Jennifer Harford Vargas is an Assistant Professor of English at Bryn Mawr College. Her research and teaching interests include Latina/o cultural production, trans-American studies, theories of the novel, undocumented migrant narratives, and testimonio forms in the Americas. She is the co-editor of Junot Díaz and the Decolonial Imagination with José David Saldívar and Monica Hanna, which is forthcoming with Duke University Press. Her work has appeared in MELUS, Callaloo, and Colonialism, Modernity, and the Study of Literature: A View from India.
Jennifer Harford Vargas
Andrew W. Mellon Regional Fellow in the Humanities
2014—2015 Forum on Color
Jennifer Harford Vargas
Assistant Professor of English
Bryn Mawr College
The Spectrum of Dictatorial Power in the Latina/o Imaginary
This project examines representations of dictatorship in contemporary novels by Latina/o writers to claim that these novels sketch out a complex spectrum of dictatorial power by exposing the links between authoritarianism, racism, and imperialism in the Americas.
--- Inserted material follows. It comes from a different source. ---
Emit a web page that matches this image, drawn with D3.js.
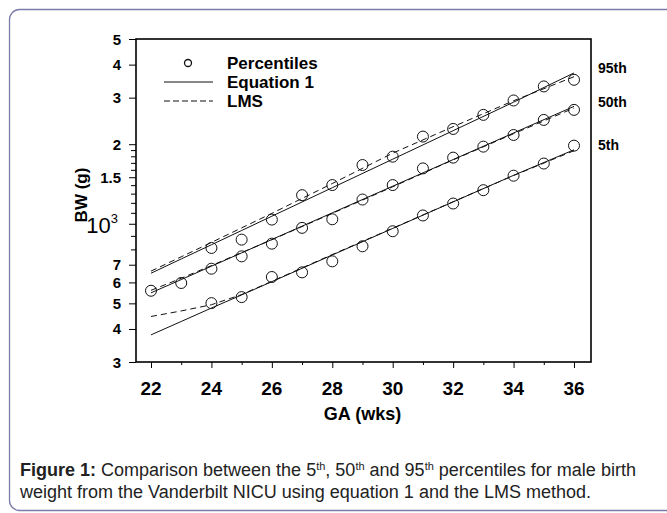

While race in the U.S. is constructed along the black-white binary and race in Latin America is constructed along a color continuum, the novels it examines use brownness as an in-between racial formation that challenges the dictatorship of white supremacy. It analyzes how these novels represent the specter of Latin American dictatorships in present day Latino communities alongside the oppressions that haunt people of color in the United States. The novels thus shift our politics of perception vis-à-vis dictatorship and interrogate intersectional modes of power that dictate marginalization.